> **SET TASK**
Look through the material below. Copy every line with the string "this" in it.

> **EXERCISE MATERIALS**
--

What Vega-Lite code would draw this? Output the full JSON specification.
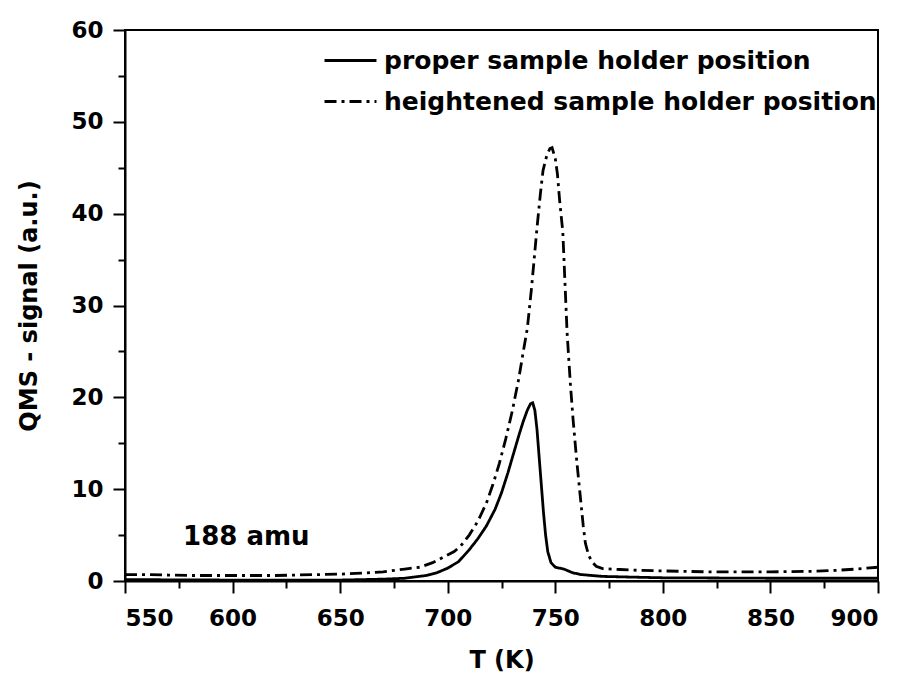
{
  "$schema": "https://vega.github.io/schema/vega-lite/v6.json",
  "width": 753,
  "height": 551,
  "autosize": {"type": "none"},
  "padding": {"left": 125, "top": 30, "right": 28, "bottom": 98},
  "background": "white",
  "config": {
    "view": {"stroke": "black", "strokeWidth": 2},
    "font": "DejaVu Sans",
    "axis": {
      "domainColor": "black", "domainWidth": 2, "tickColor": "black", "tickWidth": 2,
      "labelFont": "DejaVu Sans", "labelFontWeight": "bold", "labelFontSize": 23, "labelColor": "black",
      "titleFont": "DejaVu Sans", "titleFontWeight": "bold", "titleFontSize": 24, "titleColor": "black",
      "grid": false
    }
  },
  "datasets": {
    "curves": [
      {"T": 550, "signal": 0.15, "series": "proper sample holder position"},
      {"T": 600, "signal": 0.1, "series": "proper sample holder position"},
      {"T": 650, "signal": 0.1, "series": "proper sample holder position"},
      {"T": 670, "signal": 0.2, "series": "proper sample holder position"},
      {"T": 680, "signal": 0.3, "series": "proper sample holder position"},
      {"T": 690, "signal": 0.6, "series": "proper sample holder position"},
      {"T": 695, "signal": 0.9, "series": "proper sample holder position"},
      {"T": 700, "signal": 1.4, "series": "proper sample holder position"},
      {"T": 705, "signal": 2.1, "series": "proper sample holder position"},
      {"T": 710, "signal": 3.4, "series": "proper sample holder position"},
      {"T": 714, "signal": 4.6, "series": "proper sample holder position"},
      {"T": 718, "signal": 6.0, "series": "proper sample holder position"},
      {"T": 722, "signal": 7.8, "series": "proper sample holder position"},
      {"T": 725, "signal": 9.6, "series": "proper sample holder position"},
      {"T": 728, "signal": 11.8, "series": "proper sample holder position"},
      {"T": 731, "signal": 14.2, "series": "proper sample holder position"},
      {"T": 733, "signal": 15.8, "series": "proper sample holder position"},
      {"T": 735, "signal": 17.3, "series": "proper sample holder position"},
      {"T": 737, "signal": 18.6, "series": "proper sample holder position"},
      {"T": 738.5, "signal": 19.3, "series": "proper sample holder position"},
      {"T": 739.5, "signal": 19.4, "series": "proper sample holder position"},
      {"T": 740.5, "signal": 18.6, "series": "proper sample holder position"},
      {"T": 741.5, "signal": 16.5, "series": "proper sample holder position"},
      {"T": 742.5, "signal": 13.5, "series": "proper sample holder position"},
      {"T": 743.5, "signal": 10.5, "series": "proper sample holder position"},
      {"T": 744.5, "signal": 7.5, "series": "proper sample holder position"},
      {"T": 745.5, "signal": 5.0, "series": "proper sample holder position"},
      {"T": 746.5, "signal": 3.2, "series": "proper sample holder position"},
      {"T": 748, "signal": 2.0, "series": "proper sample holder position"},
      {"T": 750, "signal": 1.5, "series": "proper sample holder position"},
      {"T": 754, "signal": 1.3, "series": "proper sample holder position"},
      {"T": 758, "signal": 0.9, "series": "proper sample holder position"},
      {"T": 762, "signal": 0.7, "series": "proper sample holder position"},
      {"T": 772, "signal": 0.5, "series": "proper sample holder position"},
      {"T": 790, "signal": 0.4, "series": "proper sample holder position"},
      {"T": 800, "signal": 0.35, "series": "proper sample holder position"},
      {"T": 850, "signal": 0.3, "series": "proper sample holder position"},
      {"T": 900, "signal": 0.3, "series": "proper sample holder position"},

      {"T": 550, "signal": 0.7, "series": "heightened sample holder position"},
      {"T": 560, "signal": 0.7, "series": "heightened sample holder position"},
      {"T": 570, "signal": 0.65, "series": "heightened sample holder position"},
      {"T": 580, "signal": 0.6, "series": "heightened sample holder position"},
      {"T": 600, "signal": 0.6, "series": "heightened sample holder position"},
      {"T": 620, "signal": 0.6, "series": "heightened sample holder position"},
      {"T": 630, "signal": 0.65, "series": "heightened sample holder position"},
      {"T": 640, "signal": 0.7, "series": "heightened sample holder position"},
      {"T": 650, "signal": 0.75, "series": "heightened sample holder position"},
      {"T": 660, "signal": 0.85, "series": "heightened sample holder position"},
      {"T": 670, "signal": 1.0, "series": "heightened sample holder position"},
      {"T": 680, "signal": 1.3, "series": "heightened sample holder position"},
      {"T": 687, "signal": 1.5, "series": "heightened sample holder position"},
      {"T": 693, "signal": 2.0, "series": "heightened sample holder position"},
      {"T": 698, "signal": 2.6, "series": "heightened sample holder position"},
      {"T": 703, "signal": 3.2, "series": "heightened sample holder position"},
      {"T": 706, "signal": 3.8, "series": "heightened sample holder position"},
      {"T": 710, "signal": 5.0, "series": "heightened sample holder position"},
      {"T": 714, "signal": 6.5, "series": "heightened sample holder position"},
      {"T": 718, "signal": 8.5, "series": "heightened sample holder position"},
      {"T": 721, "signal": 10.5, "series": "heightened sample holder position"},
      {"T": 724, "signal": 12.8, "series": "heightened sample holder position"},
      {"T": 727, "signal": 15.5, "series": "heightened sample holder position"},
      {"T": 730, "signal": 18.5, "series": "heightened sample holder position"},
      {"T": 733, "signal": 22.0, "series": "heightened sample holder position"},
      {"T": 735, "signal": 24.8, "series": "heightened sample holder position"},
      {"T": 737, "signal": 27.5, "series": "heightened sample holder position"},
      {"T": 739, "signal": 32.0, "series": "heightened sample holder position"},
      {"T": 741.4, "signal": 38.2, "series": "heightened sample holder position"},
      {"T": 743, "signal": 42.0, "series": "heightened sample holder position"},
      {"T": 744.3, "signal": 44.7, "series": "heightened sample holder position"},
      {"T": 746, "signal": 46.3, "series": "heightened sample holder position"},
      {"T": 747.5, "signal": 47.1, "series": "heightened sample holder position"},
      {"T": 748.5, "signal": 47.2, "series": "heightened sample holder position"},
      {"T": 750, "signal": 46.0, "series": "heightened sample holder position"},
      {"T": 751, "signal": 44.3, "series": "heightened sample holder position"},
      {"T": 752, "signal": 41.5, "series": "heightened sample holder position"},
      {"T": 753.5, "signal": 38.0, "series": "heightened sample holder position"},
      {"T": 754.5, "signal": 32.5, "series": "heightened sample holder position"},
      {"T": 755.5, "signal": 27.0, "series": "heightened sample holder position"},
      {"T": 757, "signal": 21.5, "series": "heightened sample holder position"},
      {"T": 758.3, "signal": 17.5, "series": "heightened sample holder position"},
      {"T": 760, "signal": 13.0, "series": "heightened sample holder position"},
      {"T": 761.5, "signal": 9.5, "series": "heightened sample holder position"},
      {"T": 763, "signal": 6.0, "series": "heightened sample holder position"},
      {"T": 764, "signal": 4.1, "series": "heightened sample holder position"},
      {"T": 765.5, "signal": 2.8, "series": "heightened sample holder position"},
      {"T": 767, "signal": 2.1, "series": "heightened sample holder position"},
      {"T": 769, "signal": 1.6, "series": "heightened sample holder position"},
      {"T": 772, "signal": 1.35, "series": "heightened sample holder position"},
      {"T": 780, "signal": 1.25, "series": "heightened sample holder position"},
      {"T": 790, "signal": 1.15, "series": "heightened sample holder position"},
      {"T": 800, "signal": 1.1, "series": "heightened sample holder position"},
      {"T": 820, "signal": 1.0, "series": "heightened sample holder position"},
      {"T": 850, "signal": 1.0, "series": "heightened sample holder position"},
      {"T": 870, "signal": 1.05, "series": "heightened sample holder position"},
      {"T": 880, "signal": 1.15, "series": "heightened sample holder position"},
      {"T": 890, "signal": 1.3, "series": "heightened sample holder position"},
      {"T": 900, "signal": 1.5, "series": "heightened sample holder position"}
    ],
    "labels": [{"T": 577, "signal": 4.8, "text": "188 amu"}]
  },
  "layer": [
    {
      "data": {"name": "curves"},
      "mark": {"type": "line", "color": "black", "strokeWidth": 2.8, "clip": true},
      "encoding": {
        "x": {"field": "T", "type": "quantitative",
          "scale": {"domain": [550, 900], "nice": false, "zero": false},
          "axis": {"title": "T (K)", "values": [550, 575, 600, 625, 650, 675, 700, 725, 750, 775, 800, 825, 850, 875, 900],
            "labelExpr": "datum.value % 50 === 0 ? datum.label : ''",
            "tickSize": {"condition": {"test": "datum.value % 50 === 0", "value": 12}, "value": 7},
            "labelPadding": 14, "titlePadding": 18}},
        "y": {"field": "signal", "type": "quantitative",
          "scale": {"domain": [0, 60], "nice": false},
          "axis": {"title": "QMS - signal (a.u.)", "values": [0, 5, 10, 15, 20, 25, 30, 35, 40, 45, 50, 55, 60],
            "labelExpr": "datum.value % 10 === 0 ? datum.label : ''",
            "tickSize": {"condition": {"test": "datum.value % 10 === 0", "value": 12}, "value": 7},
            "labelPadding": 10, "titlePadding": 29}},
        "strokeDash": {"field": "series", "type": "nominal",
          "scale": {"domain": ["proper sample holder position", "heightened sample holder position"], "range": [[1, 0], [12, 5, 3, 5]]},
          "legend": {"title": null, "orient": "none", "legendX": 198, "legendY": 3,
            "symbolType": "stroke", "symbolSize": 2700, "symbolStrokeWidth": 2.8, "symbolStrokeColor": "black",
            "labelFont": "DejaVu Sans", "labelFontWeight": "bold", "labelFontSize": 25, "labelColor": "black",
            "labelOffset": 6, "rowPadding": -10, "labelLimit": 600}},
        "detail": {"field": "series"}
      }
    },
    {
      "data": {"name": "labels"},
      "mark": {"type": "text", "align": "left", "baseline": "middle", "font": "DejaVu Sans", "fontWeight": "bold", "fontSize": 26, "color": "black"},
      "encoding": {
        "x": {"field": "T", "type": "quantitative"},
        "y": {"field": "signal", "type": "quantitative"},
        "text": {"field": "text"}
      }
    }
  ]
}
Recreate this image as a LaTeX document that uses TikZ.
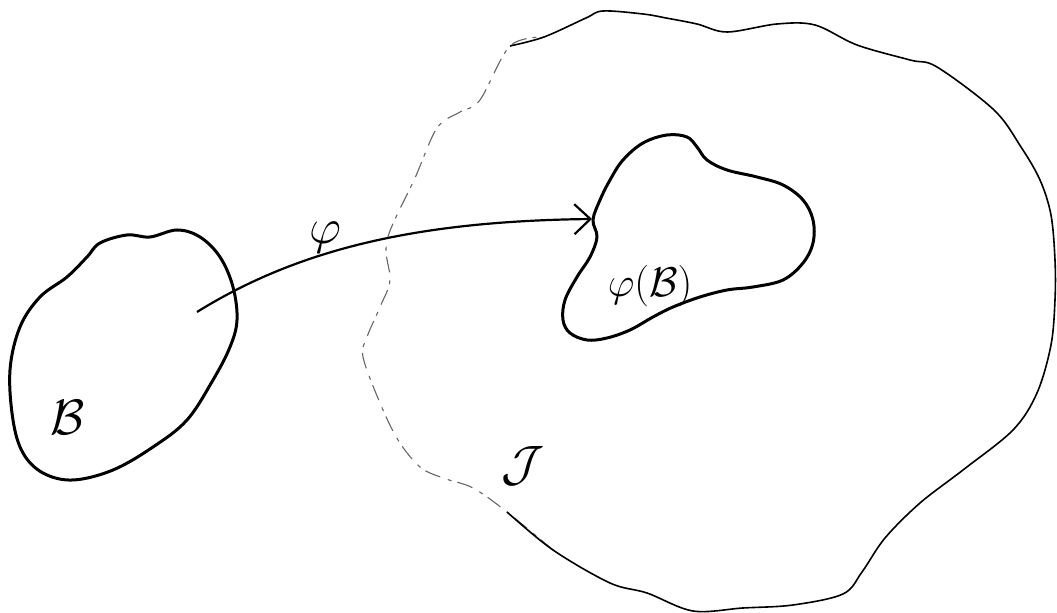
\documentclass[tikz,border=0pt]{standalone}
\usetikzlibrary{arrows.meta}
\begin{document}
\begin{tikzpicture}[x=0.5pt,y=-0.5pt,
  blob/.style={line width=1.5pt,line join=round},
  outer/.style={line width=0.8pt,line join=round},
  faint/.style={line width=0.55pt,black!60,dash pattern=on 8pt off 3pt on 2pt off 4pt},
  maparrow/.style={line width=1.1pt,-{Straight Barb[length=8pt,width=15pt,line width=1.1pt]}},
  lbl/.style={inner sep=0pt}]
\useasboundingbox (0,0) rectangle (1057,613);
% big region J (faint left part)
\draw[faint] plot[smooth,tension=0.55] coordinates {(553,550) (507,512) (473,488) (443,478) (420,467) (398,440) (380,403) (363,357) (367,337) (380,307) (390,280) (387,240) (415,178) (437,128) (460,112) (480,100) (510,46) (544,37)};
% big region J (solid part)
\draw[outer] plot[smooth,tension=0.55] coordinates {(510,46) (544,37) (586,18) (603,11) (643,14) (666,18) (697,24) (727,32) (777,24) (815,25) (857,45) (910,60) (937,67) (994,110) (1021,147) (1040,180) (1051,215) (1055,260) (1055,300) (1051,345) (1037,393) (1013,430) (963,470) (920,503) (885,538) (862,572) (843,594) (793,605) (743,608) (693,611) (647,593) (610,583) (553,550) (507,512)};
% blob B
\draw[blob] plot[smooth cycle,tension=0.6] coordinates {(127,235) (150,237) (177,230) (200,237) (220,257) (233,287) (237,320) (230,347) (213,380) (187,420) (153,447) (113,470) (73,480) (43,473) (23,453) (13,420) (10,370) (20,327) (40,297) (67,277) (87,257) (100,243)};
% blob phi(B)
\draw[blob] plot[smooth cycle,tension=0.6] coordinates {(593,220) (600,200) (610,180) (623,160) (643,143) (667,135) (687,137) (697,147) (707,160) (727,170) (757,177) (783,185) (803,200) (813,220) (813,243) (803,263) (783,280) (753,287) (727,290) (700,297) (673,307) (653,317) (630,330) (607,338) (587,340) (570,333) (563,320) (565,300) (577,277) (590,257) (597,237)};
% labels
\node[lbl] (B) at (68,418) {\fontsize{33}{36}\selectfont$\mathcal{B}$};
\node[lbl] (phiB) at (650,286) {\fontsize{21}{24}\selectfont$\varphi(\mathcal{B})$};
\node[lbl] (J) at (523,466) {\fontsize{34}{38}\selectfont$\mathcal{J}$};
\node[lbl] (phi) at (325,238) {\fontsize{30}{34}\selectfont$\varphi$};
% arrow
\coordinate (s) at (197,312);
\coordinate (t) at (592,219);
\draw[maparrow] (s) .. controls (300,248) and (420,221) .. (t);
\end{tikzpicture}
\end{document}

--

> **EXERCISE RESPONSE**
What Vega-Lite code would draw this? Output the full JSON specification.
Recreate this image as a LaTeX document that uses TikZ.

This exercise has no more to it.